Underneath, there’s often a quiet fear: that authenticity will push love away.
Unlearning conditional love involves risking authenticity. Speaking up for the first time, even gently, is an act of courage. When love holds steady afterward, the nervous system starts to relearn safety.
The most loving relationships are the ones where honesty doesn’t jeopardize belonging. But finding that kind of space usually begins with allowing yourself to show up fully, even before anyone else does.
7. Feeling unseen or misunderstood
Some children grow up in peaceful homes where everything looks fine but emotional alignment is missing.
Maybe they were the sensitive one in a family that valued toughness, or the creative child in a household that prized logic.
When no one truly sees who they are, kids learn to blend in rather than stand out.
As adults, they may feel lonely even in close relationships. When someone says “I love you,” they question whether that love is for the real version of themselves or the role they’ve been playing.

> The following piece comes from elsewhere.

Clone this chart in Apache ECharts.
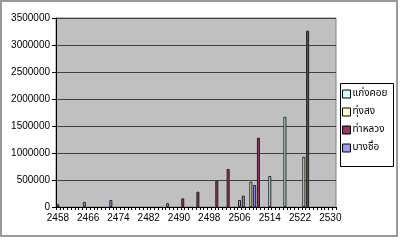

That disconnect can make intimacy feel more like performance than partnership.
Reconnecting with one’s true self often starts with small expressions of authenticity, like sharing opinions, saying what you actually want for dinner, or choosing clothes that feel like you. These small choices remind you that love doesn’t require fitting a mold.

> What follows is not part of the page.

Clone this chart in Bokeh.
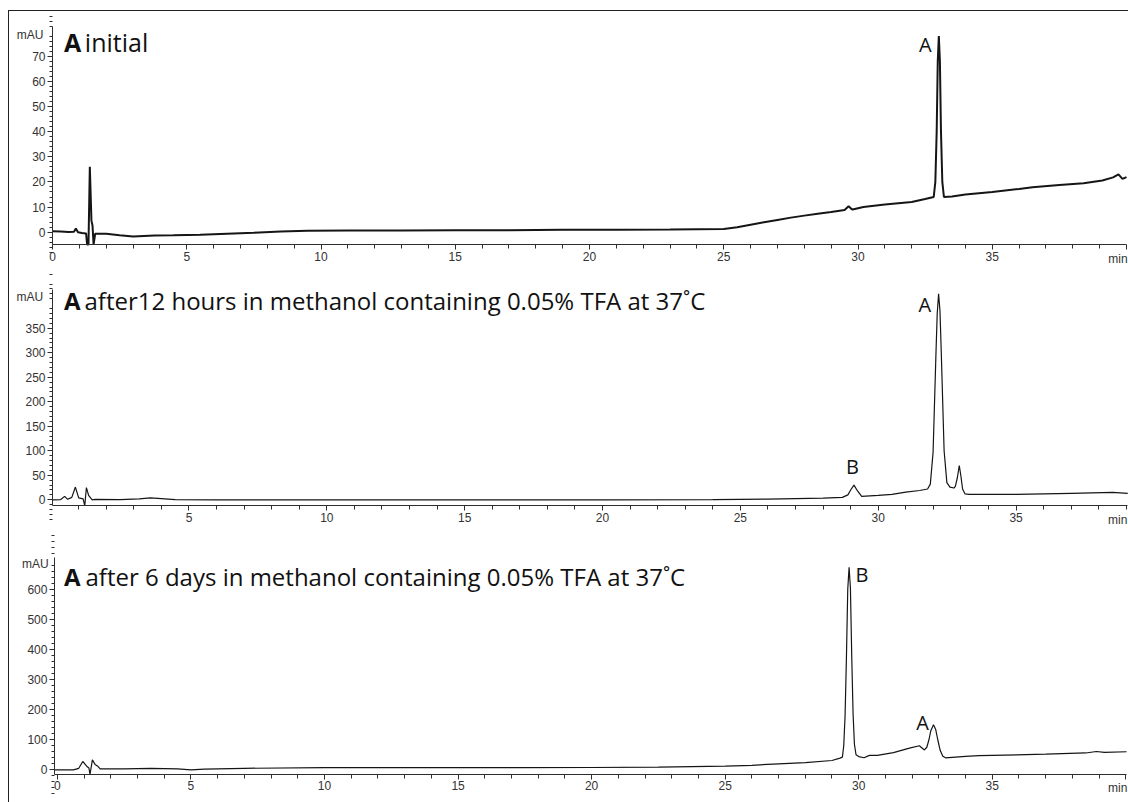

When someone finally recognizes and loves the version of you that feels most natural, it’s deeply healing. That’s the kind of love that restores what childhood left incomplete.
Final thoughts
The way we experienced love as children leaves fingerprints on every relationship we build later.
For some, those early imprints taught safety and warmth. For others, they created hesitation.
Understanding why love feels hard is the first step to receiving it fully. We can learn to communicate our needs, allow affection without analysis, and rebuild the parts of connection that once felt unsafe.
Childhood may shape how we love, but it doesn’t decide the ending. Every calm conversation, every honest apology, and every act of self-acceptance writes a new version of what love can look like.